The success of self-driving vehicles has significant implications for any industry where technology can replace human interaction. At the end of May, online search giant Google (whose stated mission is “to organize the world’s information and make it universally accessible and useful”) announced its efforts to build a new car prototype, designed to be fully autonomous—a model with no steering wheel, no pedals and no human driver. Imagine if the same were created for banking…
In the early days of the automobile, you needed an “expert” to take charge of the controls. Henry Ford’s Model T, which started rolling off production lines in 1908, is widely recognised as making automobiles affordable to the middle class. While sales of cars quickly picked up, in the early days there was little choice available in type of model, and new owners had to learn how to drive it themselves. Where initially access to wheels meant a competitive advantage (i.e., the guy with the cool car would get the girl; the fastest stagecoach would get the most business—as was a source of Wells Fargo’s early success), over time anyone could gain access, and being able to drive became a requirement for many jobs or family needs.
Fast forward to today, and we find driverless vehicles can not only cut down on expenses but potentially produce better results – around the world unmanned trains and people movers exist that always run on time, never go on strike and drastically reduce exposure to human error and impairment. With Google’s ongoing autonomous car experiments, we can see the technical know-how of getting from A to B is being transferred to on-board computing. In the process, car owners can regain valuable time while improving their potential safety record and extending their potential usage of the vehicle (e.g., into their elder years when eyesight and hearing have failed).
As I explore the progress being made in this dimension, I see many parallels that can be drawn with the banking industry. From the early days of relationship banking to self-directed online banking, I can envisage a future banking model that would eliminate typical human banker roles in favor of an autonomous banking service. The customer could set their financial objectives at the outset, and the banking system would then calculate the monthly budget available, set out what investments it plans to make on the customer’s behalf and make relevant payments.
True bankers’ roles would evolve to focus on creating different user profiles and designing the various products that could be made available for each. Just as an automated car cannot exceed the speed limits, an automated banking service would not permit expenses outside of preset budget limits. Bankers would be available, for an additional charge, for those desiring a more high-touch banking experience.

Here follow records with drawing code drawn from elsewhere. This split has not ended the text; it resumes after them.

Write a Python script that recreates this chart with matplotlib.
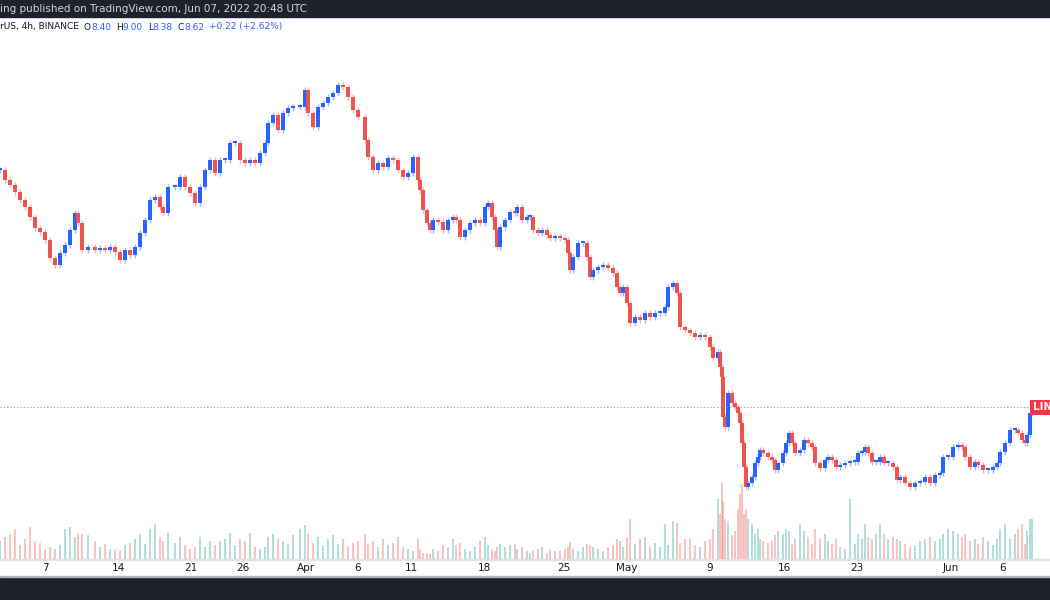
import matplotlib
matplotlib.use("Agg")
import matplotlib.pyplot as plt
from matplotlib.patches import Rectangle

# time position of each sampled candle (chart units, ~0.094 day each)
t_a = [0,5,10,15,20,25,30,35,40,45,50,55,60,65,70,75,78,82,88,95,100,105,110,115,120,125,130,135,140,145,150,155,160,163,168,
       175,180,185,190,195,200,205,210,215,220,225,230,235,240,245,250,255,260,265,268,273,278,283,288,293,
       300,305,308,313,318,323,328,333,338,343,348,353,358]
close_a = [14.55,14.30,14.18,14.00,13.80,13.63,13.38,13.10,13.00,12.80,12.35,12.18,12.48,12.68,13.05,13.48,13.23,12.55,12.63,
           12.55,12.60,12.55,12.63,12.50,12.30,12.55,12.43,12.63,12.98,13.30,13.80,13.88,13.63,13.48,14.13,
           14.13,14.38,14.13,13.98,13.73,14.13,14.55,14.80,14.48,14.80,14.80,15.23,15.23,14.80,14.73,14.80,14.73,14.98,15.23,
           15.73,15.93,15.55,15.98,16.10,16.13,16.13,16.55,15.98,15.63,16.13,16.23,16.38,16.48,16.68,16.63,16.38,16.05,15.88]
vol_a = [18,22,25,30,14,20,32,18,16,10,12,10,14,30,32,22,26,25,24,18,12,15,10,10,9,14,16,20,25,15,30,35,22,18,26,16,22,14,10,12,
         22,12,18,14,18,20,26,14,20,18,26,12,10,12,22,25,20,18,15,24,30,34,25,16,22,14,20,24,15,20,12,16,18]

t_b = [365,368,373,378,383,388,393,398,403,408,413,418,420,423,427,430,433,438,443,448,453,456,460,465,470,475,480,485,488,492,
       495,497,500,505,510,515,517,522,527,530,533,538,542,547,550,555,560,565,568,570,573,578,583,587,590,593,598,603,608,613,
       617,620,623,627,630,635,640,645,650,655,660,665,668,673,677,680,685]
close_b = [15.30,14.88,14.55,14.73,14.63,14.85,14.80,14.55,14.38,14.48,14.88,14.30,14.05,13.55,13.23,13.05,13.30,13.25,13.05,13.30,
           13.38,13.30,12.88,13.05,13.23,13.30,13.23,13.63,13.73,13.38,13.05,12.63,13.13,13.30,13.50,13.48,13.63,13.30,13.38,13.38,
           13.05,12.98,13.05,12.93,12.85,12.88,12.85,12.80,12.48,12.05,12.38,12.73,12.73,12.38,11.88,12.05,12.13,12.18,12.10,11.98,
           11.63,11.48,11.63,11.23,10.73,10.88,10.80,10.98,10.88,10.98,10.98,11.13,11.63,11.73,11.48,10.63,10.55]
vol_b = [25,15,18,12,20,14,16,22,12,10,8,20,10,6,6,5,10,8,14,12,20,14,16,10,8,12,18,22,14,10,8,12,15,12,14,15,10,12,8,6,
         8,10,12,6,10,8,9,10,12,17,10,8,12,15,14,12,10,8,12,14,20,18,12,22,40,15,20,22,12,16,12,35,14,38,36,16,20]

t_c = [690,695,700,705,710,713,718,720,722,723,725,728,732,735,738,740,742,744,746,748,752,755,758,760,763,768,772,775,778,783,
       786,789,792,795,800,804,808,812,815,820,825,828,832,836,840,845,850,855,858,862,865,868,872,876,880,884,888,893,897,900,
       905,910,915,920,925,930,935,940,943,948,953,958,962,965,970,975,978,983,988,993,997,1000,1005,1010,1015,1018,1022,1025,1027,1030,1032]
close_c = [10.48,10.38,10.43,10.38,10.13,9.85,10.00,9.63,9.38,8.38,8.13,8.98,8.73,8.63,8.48,8.23,7.73,7.13,6.63,6.73,
           6.88,7.23,7.38,7.55,7.48,7.38,7.30,7.05,7.23,7.48,7.73,7.98,7.73,7.48,7.55,7.80,7.73,7.63,7.23,7.10,
           7.30,7.38,7.30,7.13,7.18,7.23,7.25,7.25,7.48,7.50,7.63,7.48,7.25,7.25,7.38,7.23,7.23,7.13,6.80,6.88,
           6.73,6.63,6.73,6.75,6.88,6.73,6.93,6.98,7.38,7.38,7.63,7.68,7.63,7.38,7.13,7.25,7.18,7.05,7.05,7.13,
           7.23,7.50,7.73,8.05,8.05,7.98,7.80,7.73,7.93,8.48,8.62]
vol_c = [20,14,12,18,20,30,60,45,76,58,40,38,24,28,50,65,75,45,50,40,35,25,30,20,18,16,18,24,28,25,
         30,28,15,20,35,28,22,15,30,20,25,18,15,20,12,10,60,15,25,20,35,22,20,25,35,25,20,22,20,18,
         15,12,14,18,20,22,18,20,25,30,28,25,22,25,18,20,15,22,18,14,20,30,35,20,25,30,35,15,28,40,40]

tick_pos = [45,118,191,243,306,358,411,484,564,627,710,784,857,951,1003]
tick_lab = ["7","14","21","26","Apr","6","11","18","25","May","9","16","23","Jun","6"]
last_price = 8.62

t = t_a + t_b + t_c
close = close_a + close_b + close_c
vol = vol_a + vol_b + vol_c

UP, DN = "#2962ff", "#ef5350"
fig = plt.figure(figsize=(10.5, 6), dpi=100)
ax = fig.add_axes([0, 41/600, 1, (559-36)/600])
ax.set_xlim(0, 1050)
ax.set_ylim(18.8 - 559/40, 18.8 - 36/40)
ax.axis("off")
axv = ax.twinx()
axv.set_ylim(0, 523)
axv.axis("off")
axv.set_zorder(0); ax.set_zorder(1); ax.patch.set_visible(False)

opens = [close[0]] + close[:-1]
for ti, o, c, v in zip(t, opens, close, vol):
    col = UP if c >= o else DN
    vcol = "#26a69a" if c >= o else "#ef5350"
    lo, hi = min(o, c), max(o, c)
    ax.vlines(ti, lo - 0.08, hi + 0.08, color=col, lw=1.0, alpha=0.45)
    ax.bar(ti, max(hi - lo, 0.05), bottom=lo, width=3.6, color=col, linewidth=0)
    axv.bar(ti, v, width=2.6, color=vcol, alpha=0.35, linewidth=0)

ax.axhline(last_price, color=DN, lw=0.8, ls=(0, (1, 2)), alpha=0.8)
ax.text(1033, last_price, "LINK", color="white", fontsize=7.5, fontweight="bold", va="center", ha="left",
        bbox=dict(boxstyle="square,pad=0.25", fc="#f23645", ec="none"), zorder=5, clip_on=True)

# frame bars
fig.patches.append(Rectangle((0, 1-17/600), 1, 17/600, transform=fig.transFigure, color="#1e222d", zorder=-1))
fig.patches.append(Rectangle((0, 0), 1, 23/600, transform=fig.transFigure, color="#1e222d", zorder=-1))
fig.patches.append(Rectangle((0, 23/600), 1, 1.5/600, transform=fig.transFigure, color="#b2b5be", zorder=-1))
fig.patches.append(Rectangle((0, 40/600), 1, 1/600, transform=fig.transFigure, color="#e0e3eb", zorder=-1))
fig.text(0.0, 1-9/600, "ing published on TradingView.com, Jun 07, 2022 20:48 UTC", color="#d1d4dc", fontsize=7.5, va="center")

# header line, pieces chained one after another
parts = [("rUS, 4h, BINANCE", "#131722", 0), ("O", "#131722", 5), ("8.40", UP, 0), ("H", "#131722", 5), ("9.00", UP, 0),
         ("L", "#131722", 5), ("8.38", UP, 0), ("C", "#131722", 5), ("8.62", UP, 0), ("+0.22 (+2.62%)", UP, 5)]
fig.canvas.draw()
r = fig.canvas.get_renderer()
xpix = 0
for s, c, gap in parts:
    xpix += gap
    tx = fig.text(xpix/1050, 1-27/600, s, color=c, fontsize=6.5, va="center")
    xpix += tx.get_window_extent(renderer=r).width

for p, l in zip(tick_pos, tick_lab):
    fig.text(p/1050, 1-568/600, l, color="#131722", fontsize=7.5, ha="center", va="center")

fig.savefig("out.png", dpi=100, facecolor="white")
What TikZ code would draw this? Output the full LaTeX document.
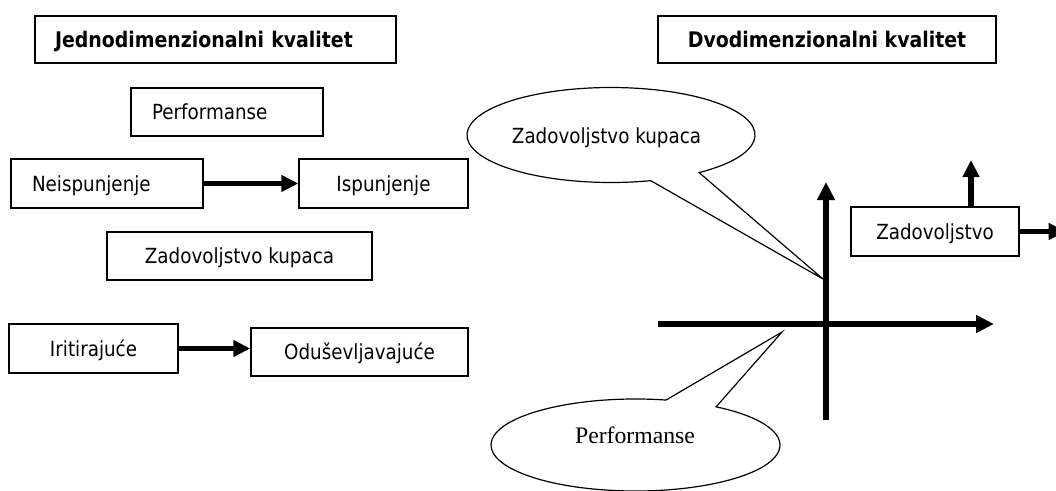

The technology for an automated vehicle exists today, and so does the capability for automated banking. Many individuals might at first be reluctant to enter a car with no steering wheel. In the same manner, I can imagine initial reluctance to give control over my finances to a virtual banker. Yet under the right set of conditions, the benefits could outweigh the risks for a large number of customers. It is only a matter of time before digital innovations lead to fully virtual automated banking.